## YOUR OBJECTIVE
Take the listing from its first line through the line that contains "16, 3, 0, 0];" and please retype those lines exactly, leaving out the pictures.

## DATASET EXCERPT
※ ※ ※

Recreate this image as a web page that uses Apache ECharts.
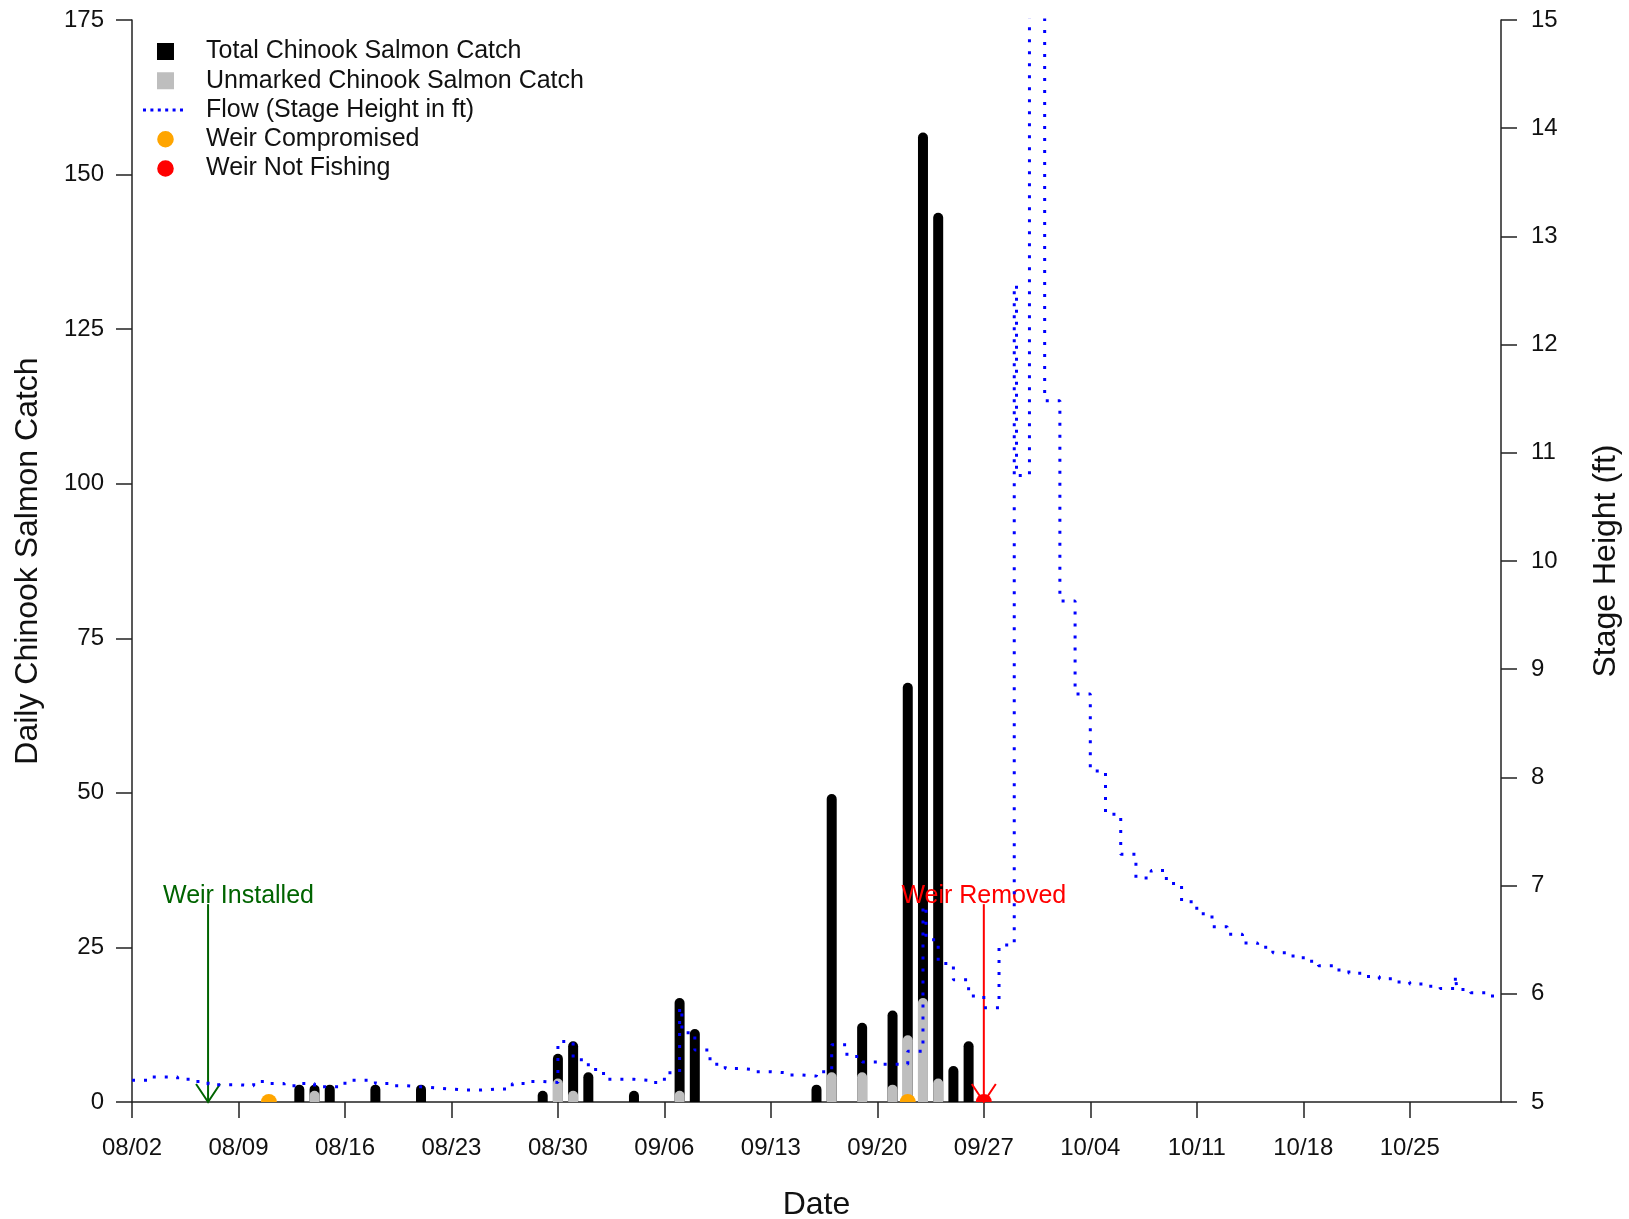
<!DOCTYPE html>
<html>
<head>
<meta charset="utf-8">
<script src="https://cdn.jsdelivr.net/npm/echarts@6/dist/echarts.min.js"></script>
<style>
html,body{margin:0;padding:0;background:#fff;}
#chart{width:1629px;height:1219px;}
</style>
</head>
<body>
<div id="chart"></div>
<script>
// ---------------- data ----------------
const seasonStart = '08/02';
const seasonEnd = '10/31';
const xTickLabels = ['08/02','08/09','08/16','08/23','08/30','09/06','09/13','09/20','09/27','10/04','10/11','10/18','10/25'];

const catchDates    = ['08/13','08/14','08/15','08/18','08/21','08/29','08/30','08/31','09/01','09/04','09/07','09/08','09/16','09/17','09/19','09/21','09/22','09/23','09/24','09/25','09/26'];
const totalCatch    = [2, 2, 2, 2, 2, 1, 7, 9, 4, 1, 16, 11, 2, 49, 12, 14, 67, 156, 143, 5, 9];
const unmarkedCatch = [0, 1, 0, 0, 0, 0, 3, 1, 0, 0, 1, 0, 0, 4, 4, 2, 10, 16, 3, 0, 0];

const compromisedDates = ['08/11','09/22'];
const notFishingDates  = ['09/27'];

const annotationNames  = ['Weir Installed','Weir Removed'];
const annotationDates  = ['08/07','09/27'];
const annotationLabelDates = ['08/09','09/27'];
const annotationTop    = [32, 32];
const annotationLabelY = [33.3, 33.3];

// stage height readings: day offset from 08/02 (step holds until next reading)
const flowDay   = [0,1,2,3,4,5,6,7,8,9,10,11,12,13,14,15,16,17,18,19,20,21,22,23,24,25,26,27,28,29,30,31,32,33,34,35,36,36.15,37,38,39,40,41,42,43,44,45,46,47,48,49,50,51,52,52.2,53,54,55,56,57,58,58.15,59,60,61,62,63,64,65,66,67,68,69,70,71,72,73,74,75,76,77,78,79,80,81,82,83,84,85,86,87,87.1,88,89,90];
const flowStage = [5.20,5.23,5.23,5.21,5.19,5.16,5.16,5.15,5.19,5.17,5.15,5.17,5.14,5.14,5.20,5.20,5.17,5.15,5.14,5.13,5.12,5.11,5.11,5.12,5.12,5.17,5.19,5.18,5.56,5.39,5.30,5.21,5.21,5.20,5.18,5.27,5.87,5.64,5.48,5.35,5.31,5.30,5.28,5.27,5.25,5.24,5.28,5.53,5.42,5.37,5.35,5.35,5.47,6.81,6.50,6.28,6.13,5.98,5.87,6.45,12.55,10.79,16.5,11.48,9.63,8.77,8.06,7.66,7.29,7.07,7.14,7.02,6.85,6.74,6.62,6.55,6.47,6.43,6.38,6.35,6.30,6.26,6.22,6.19,6.16,6.14,6.11,6.09,6.07,6.05,6.17,6.04,6.01,5.98,5.97];

const catchAxis = {min: 0, max: 175, step: 25};
const stageAxis = {min: 5, max: 15, step: 1};

// ---------------- helpers ----------------
function dayOf(mmdd) {
  const [m, d] = mmdd.split('/').map(Number);
  const [m0, d0] = seasonStart.split('/').map(Number);
  return Math.round((Date.UTC(2021, m - 1, d) - Date.UTC(2021, m0 - 1, d0)) / 864e5);
}
const tickDays = xTickLabels.map(dayOf);
const FONT = '"Liberation Sans", Arial, sans-serif';

function stickRender(color) {
  return function (params, api) {
    const x = api.value(0), v = api.value(1);
    const p0 = api.coord([x, 0]);
    const p1 = api.coord([x, v]);
    return {
      type: 'line',
      shape: {x1: p0[0], y1: p0[1], x2: p1[0], y2: p1[1]},
      style: {stroke: color, lineWidth: 10, lineCap: 'round'}
    };
  };
}
function dotRender(color) {
  return function (params, api) {
    const p = api.coord([api.value(0), api.value(1)]);
    return {type: 'circle', shape: {cx: p[0], cy: p[1], r: 8}, style: {fill: color}};
  };
}
function arrowRender(color, label) {
  return function (params, api) {
    const top = api.coord([api.value(0), api.value(1)]);
    const bot = api.coord([api.value(0), 0]);
    const t = api.coord([api.value(2), api.value(3)]);
    return {
      type: 'group',
      children: [
        {type: 'line', shape: {x1: top[0], y1: top[1], x2: bot[0], y2: bot[1]}, style: {stroke: color, lineWidth: 2}},
        {type: 'polyline', shape: {points: [[bot[0] - 12, bot[1] - 18], [bot[0], bot[1]], [bot[0] + 12, bot[1] - 18]]}, style: {stroke: color, lineWidth: 2, fill: 'none'}},
        {type: 'text', x: t[0], y: t[1], style: {text: label, fill: color, fontSize: 25, fontFamily: FONT, align: 'center', verticalAlign: 'middle'}}
      ]
    };
  };
}

// legend icons drawn in a 62 x 24 box
const BOX = 'M0,0h.01v.01h-.01zM62,24h.01v.01h-.01z';
const squareIcon = 'path://' + BOX + 'M18,3.5h17v17h-17z';
const circleIcon = 'path://' + BOX + 'M18.2,12a8.3,8.3 0 1,0 16.6,0a8.3,8.3 0 1,0 -16.6,0z';
let dashes = '';
for (let i = 0; i < 6; i++) { dashes += 'M' + (4 + i * 7.4) + ',10.5h3v3h-3z'; }
const dottedIcon = 'path://' + BOX + dashes;

// ---------------- chart ----------------
const chart = echarts.init(document.getElementById('chart'), null, {renderer: 'canvas'});

const axisLineStyle = {color: '#222', width: 1.5};
const series = [
  {
    name: 'Total Chinook Salmon Catch', type: 'custom', xAxisIndex: 0, yAxisIndex: 0, clip: true,
    itemStyle: {color: '#000000'},
    encode: {x: 0, y: 1},
    data: catchDates.map((d, i) => [dayOf(d), totalCatch[i]]),
    renderItem: stickRender('#000000')
  },
  {
    name: 'Unmarked Chinook Salmon Catch', type: 'custom', xAxisIndex: 0, yAxisIndex: 0, clip: true,
    itemStyle: {color: '#bebebe'},
    encode: {x: 0, y: 1},
    data: catchDates.map((d, i) => [dayOf(d), unmarkedCatch[i]]).filter(p => p[1] > 0),
    renderItem: stickRender('#bebebe')
  },
  {
    name: 'Flow (Stage Height in ft)', type: 'line', xAxisIndex: 0, yAxisIndex: 1, clip: true,
    step: 'end', symbol: 'none', showSymbol: false,
    itemStyle: {color: '#0000ff'},
    lineStyle: {color: '#0000ff', width: 3, type: [3, 9], cap: 'butt'},
    data: flowDay.map((d, i) => [d, flowStage[i]])
  },
  {
    name: 'Weir Compromised', type: 'custom', xAxisIndex: 0, yAxisIndex: 0, clip: true,
    itemStyle: {color: '#ffa500'},
    encode: {x: 0, y: 1},
    data: compromisedDates.map(d => [dayOf(d), 0]),
    renderItem: dotRender('#ffa500')
  },
  {
    name: 'Weir Not Fishing', type: 'custom', xAxisIndex: 0, yAxisIndex: 0, clip: true,
    itemStyle: {color: '#ff0000'},
    encode: {x: 0, y: 1},
    data: notFishingDates.map(d => [dayOf(d), 0]),
    renderItem: dotRender('#ff0000')
  }
];
const annColors = ['#006400', '#ff0000'];
annotationNames.forEach((nm, i) => {
  series.push({
    name: nm, type: 'custom', xAxisIndex: 0, yAxisIndex: 0, clip: false,
    encode: {x: 0, y: 1},
    data: [[dayOf(annotationDates[i]), annotationTop[i], dayOf(annotationLabelDates[i]), annotationLabelY[i]]],
    renderItem: arrowRender(annColors[i], nm)
  });
});

const option = {
  animation: false,
  backgroundColor: '#ffffff',
  textStyle: {fontFamily: FONT},
  grid: {left: 132, right: 128, top: 20, bottom: 117, containLabel: false, outerBoundsMode: 'none'},
  legend: {
    orient: 'vertical', left: 134, top: 34,
    itemWidth: 62, itemHeight: 24, itemGap: 4.25,
    selectedMode: false,
    textStyle: {fontSize: 25, color: '#111', fontFamily: FONT, lineHeight: 24},
    data: [
      {name: 'Total Chinook Salmon Catch', icon: squareIcon, itemStyle: {color: '#000000', borderWidth: 0}},
      {name: 'Unmarked Chinook Salmon Catch', icon: squareIcon, itemStyle: {color: '#bebebe', borderWidth: 0}},
      {name: 'Flow (Stage Height in ft)', icon: dottedIcon, itemStyle: {color: '#0000ff', borderWidth: 0}},
      {name: 'Weir Compromised', icon: circleIcon, itemStyle: {color: '#ffa500', borderWidth: 0}},
      {name: 'Weir Not Fishing', icon: circleIcon, itemStyle: {color: '#ff0000', borderWidth: 0}}
    ]
  },
  xAxis: {
    type: 'value', min: 0, max: dayOf(seasonEnd),
    name: 'Date', nameLocation: 'middle', nameGap: 87,
    nameTextStyle: {fontSize: 32, color: '#111', fontFamily: FONT},
    axisLine: {show: true, onZero: false, lineStyle: axisLineStyle},
    axisTick: {show: true, length: 16, customValues: tickDays, lineStyle: {color: '#222', width: 1.5}},
    axisLabel: {
      fontSize: 24, color: '#111', margin: 34, customValues: tickDays,
      formatter: v => { const k = tickDays.indexOf(v); return k >= 0 ? xTickLabels[k] : ''; }
    },
    splitLine: {show: false}
  },
  yAxis: [
    {
      type: 'value', position: 'left', min: catchAxis.min, max: catchAxis.max, interval: catchAxis.step,
      name: 'Daily Chinook Salmon Catch', nameLocation: 'middle', nameGap: 88, nameRotate: 90,
      nameTextStyle: {fontSize: 32, color: '#111', fontFamily: FONT},
      axisLine: {show: true, lineStyle: axisLineStyle},
      axisTick: {show: true, length: 16, lineStyle: {color: '#222', width: 1.5}},
      axisLabel: {fontSize: 24, color: '#111', margin: 28},
      splitLine: {show: false}
    },
    {
      type: 'value', position: 'right', min: stageAxis.min, max: stageAxis.max, interval: stageAxis.step,
      name: 'Stage Height (ft)', nameLocation: 'middle', nameGap: 89, nameRotate: 90,
      nameTextStyle: {fontSize: 32, color: '#111', fontFamily: FONT},
      axisLine: {show: true, lineStyle: axisLineStyle},
      axisTick: {show: true, length: 16, lineStyle: {color: '#222', width: 1.5}},
      axisLabel: {fontSize: 24, color: '#111', margin: 30},
      splitLine: {show: false}
    }
  ],
  series: series
};
chart.setOption(option);
</script>
</body>
</html>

※ ※ ※

## RESULT OF THIS TASK
Recreate this image as a web page that uses Apache ECharts.
<!DOCTYPE html>
<html>
<head>
<meta charset="utf-8">
<script src="https://cdn.jsdelivr.net/npm/echarts@6/dist/echarts.min.js"></script>
<style>
html,body{margin:0;padding:0;background:#fff;}
#chart{width:1629px;height:1219px;}
</style>
</head>
<body>
<div id="chart"></div>
<script>
// ---------------- data ----------------
const seasonStart = '08/02';
const seasonEnd = '10/31';
const xTickLabels = ['08/02','08/09','08/16','08/23','08/30','09/06','09/13','09/20','09/27','10/04','10/11','10/18','10/25'];

const catchDates    = ['08/13','08/14','08/15','08/18','08/21','08/29','08/30','08/31','09/01','09/04','09/07','09/08','09/16','09/17','09/19','09/21','09/22','09/23','09/24','09/25','09/26'];
const totalCatch    = [2, 2, 2, 2, 2, 1, 7, 9, 4, 1, 16, 11, 2, 49, 12, 14, 67, 156, 143, 5, 9];
const unmarkedCatch = [0, 1, 0, 0, 0, 0, 3, 1, 0, 0, 1, 0, 0, 4, 4, 2, 10, 16, 3, 0, 0];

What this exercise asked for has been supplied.